Your goal:
Without the pictures, extract every line from the start of the material to the line containing "from bokeh.resources import INLINE", both ends included.
━━ Supplied information ━━
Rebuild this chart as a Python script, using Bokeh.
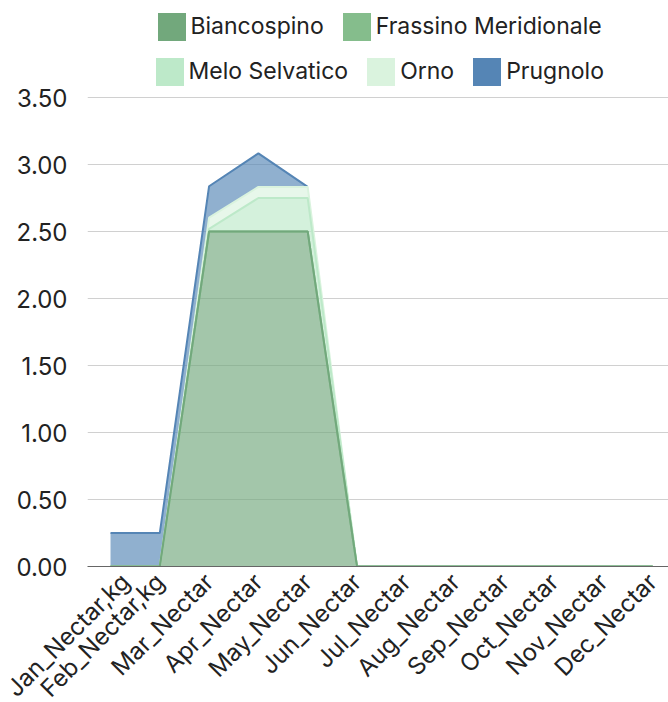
import numpy as np
from bokeh.plotting import figure
from bokeh.models import (Legend, LegendItem, FixedTicker, NumeralTickFormatter, Range1d)
from bokeh.embed import file_html
from bokeh.resources import INLINE

months = ["Jan_Nectar,kg", "Feb_Nectar,kg", "Mar_Nectar", "Apr_Nectar", "May_Nectar",
          "Jun_Nectar", "Jul_Nectar", "Aug_Nectar", "Sep_Nectar", "Oct_Nectar",
          "Nov_Nectar", "Dec_Nectar"]
series_names = ["Biancospino", "Frassino Meridionale", "Melo Selvatico", "Orno", "Prugnolo"]
biancospino = [0, 0, 2.5, 2.5, 2.5, 0, 0, 0, 0, 0, 0, 0]
frassino = [0, 0, 0, 0, 0, 0, 0, 0, 0, 0, 0, 0]
melo = [0, 0, 0.02, 0.25, 0.25, 0, 0, 0, 0, 0, 0, 0]
orno = [0, 0, 0.083, 0.083, 0.083, 0, 0, 0, 0, 0, 0, 0]
prugnolo = [0.25, 0.25, 0.235, 0.25, 0, None, None, None, None, None, None, None]
y_ticks = [0, 0.5, 1.0, 1.5, 2.0, 2.5, 3.0, 3.5]

colors = ["#72a87c", "#85bd8c", "#bde9c9", "#daf3de", "#5585b5"]
data = [biancospino, frassino, melo, orno, prugnolo]

FONT = "Inter"

# frame spans from the top of the figure so the legend can sit inside it;
# 3.5 lands 469 px above the baseline within a 566 px tall frame
y_top = 3.5 * 566 / 469

p = figure(frame_width=581, frame_height=566, output_backend="svg", toolbar_location=None,
           x_range=Range1d(-0.467, 11.32), y_range=Range1d(0, y_top),
           min_border_left=87, min_border_right=0, min_border_top=0,
           min_border_bottom=0)
p.outline_line_color = None
p.background_fill_color = "white"

x = list(range(len(months)))
base = np.zeros(len(months))
tops = []
legend_renderers = []
for name, vals, c in zip(series_names, data, colors):
    arr = np.array([np.nan if v is None else v for v in vals], dtype=float)
    top = base + np.nan_to_num(arr)
    p.varea(x=x, y1=list(base), y2=list(top), fill_color=c, fill_alpha=0.65)
    line_top = np.where(np.isnan(arr), np.nan, top)
    tops.append(line_top)
    r = p.varea(x=x, y1=list(base), y2=list(top), fill_color=c, fill_alpha=1.0,
                visible=False)
    legend_renderers.append(r)
    base = top

for line_top, c in reversed(list(zip(tops, colors))):
    p.line(x=x, y=list(line_top), line_color=c, line_width=2)

# axes
p.xaxis.ticker = FixedTicker(ticks=x)
p.xaxis.major_label_overrides = {i: m for i, m in enumerate(months)}
p.xaxis.major_label_orientation = np.pi / 4
p.xaxis.major_tick_line_color = None
p.xaxis.major_tick_out = 0
p.xaxis.major_tick_in = 0
p.xaxis.minor_tick_line_color = None
p.xaxis.minor_tick_out = 0
p.xaxis.axis_line_color = "#666666"
p.xaxis.major_label_text_font = FONT
p.xaxis.major_label_text_font_size = "24px"
p.xaxis.major_label_text_color = "#222222"
p.xaxis.major_label_standoff = 11

p.yaxis.ticker = FixedTicker(ticks=y_ticks)
p.yaxis.formatter = NumeralTickFormatter(format="0.00")
p.yaxis.major_tick_line_color = None
p.yaxis.major_tick_out = 0
p.yaxis.minor_tick_line_color = None
p.yaxis.axis_line_color = None
p.yaxis.major_label_text_font = FONT
p.yaxis.major_label_text_font_size = "24px"
p.yaxis.major_label_text_color = "#222222"
p.yaxis.major_label_standoff = 20

p.xgrid.grid_line_color = None
p.ygrid.grid_line_color = "#d0d0d0"
p.ygrid.grid_line_width = 1

def make_legend(idx, loc):
    items = [LegendItem(label=series_names[i], renderers=[legend_renderers[i]]) for i in idx]
    lg = Legend(items=items, orientation="horizontal", location=loc)
    lg.padding = 0
    lg.margin = 0
    lg.spacing = 15
    lg.glyph_width = 35
    lg.glyph_height = 35
    lg.label_height = 28
    lg.label_standoff = 2
    lg.label_text_font = FONT
    lg.label_text_font_size = "23px"
    lg.label_text_color = "#222222"
    lg.border_line_color = None
    lg.background_fill_alpha = 0
    lg.inactive_fill_alpha = 0
    lg.click_policy = "none"
    return lg

p.add_layout(make_legend([0, 1], (66.5, 522.5)), "center")
p.add_layout(make_legend([2, 3, 4], (64.5, 477.5)), "center")

open("out.html", "w").write(file_html(p, INLINE))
━━━
Response:
Rebuild this chart as a Python script, using Bokeh.
import numpy as np
from bokeh.plotting import figure
from bokeh.models import (Legend, LegendItem, FixedTicker, NumeralTickFormatter, Range1d)
from bokeh.embed import file_html
from bokeh.resources import INLINE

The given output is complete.